I actually think I have a pretty straightforward definition (ever so slightly recursive) of a type with value semantics. It involves three values instead of two. The only personal device I have is a measly phone, so I can’t tap it out at the moment, but I will shortly... Perhaps it’s woefully inadequate, but it has the virtue of being simple and—near as I can tell turning it over in my head—comports with most or all intuitive notions of value semantics.

Edit: Suppose I have a type T, and I want to know whether it has value semantics.

This type may or may not have a conformance to Equatable, but for clarity, we will not use the definition of equivalence given by any conformance of T to Equatable.

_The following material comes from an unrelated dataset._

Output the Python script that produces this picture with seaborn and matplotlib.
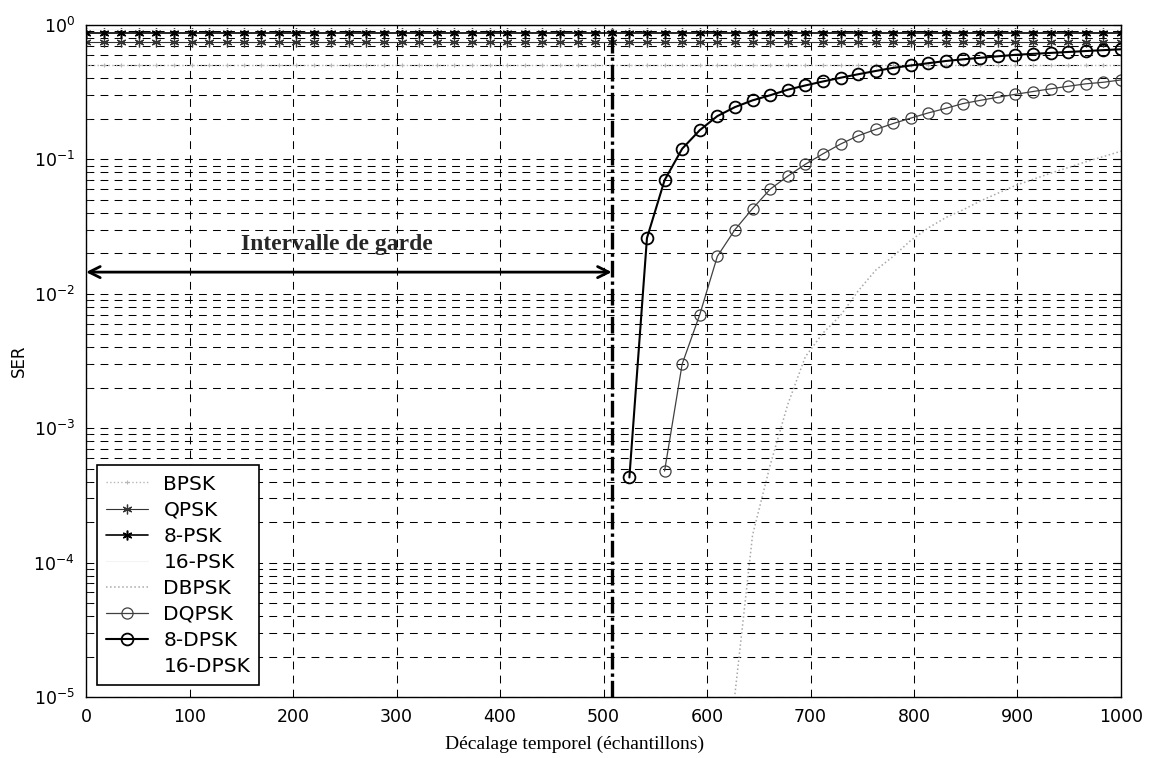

That is, we shall not restrict ourselves to "salient" properties as arbitrarily chosen by the author of T.

Instead, consider all possible pairs of two "independently obtained" immutable values a and b of type T. By independently obtained, I mean created by any other means than assignment (let a = b or let b = a).

Now, let's create a mutable binding var c = a.

Then, type T has value semantics if, for every possible operation f (noting that a are b are immutable, so these operations don't mutate a or b) where each consecutive invocation of f(a) is indistinguishable from each other and from f(b), there is no intervening operation mutating c that causes the result of a then subsequent invocation of f(a) to be distinguishable from f(b).

("Indistinguishable" is then defined recursively by the set of operations g on f(a) and f(b) such that g(f(a)) is indistinguishable from g(f(b)) for all such g. The description above is a little clumsy, but hopefully it gets the point across.)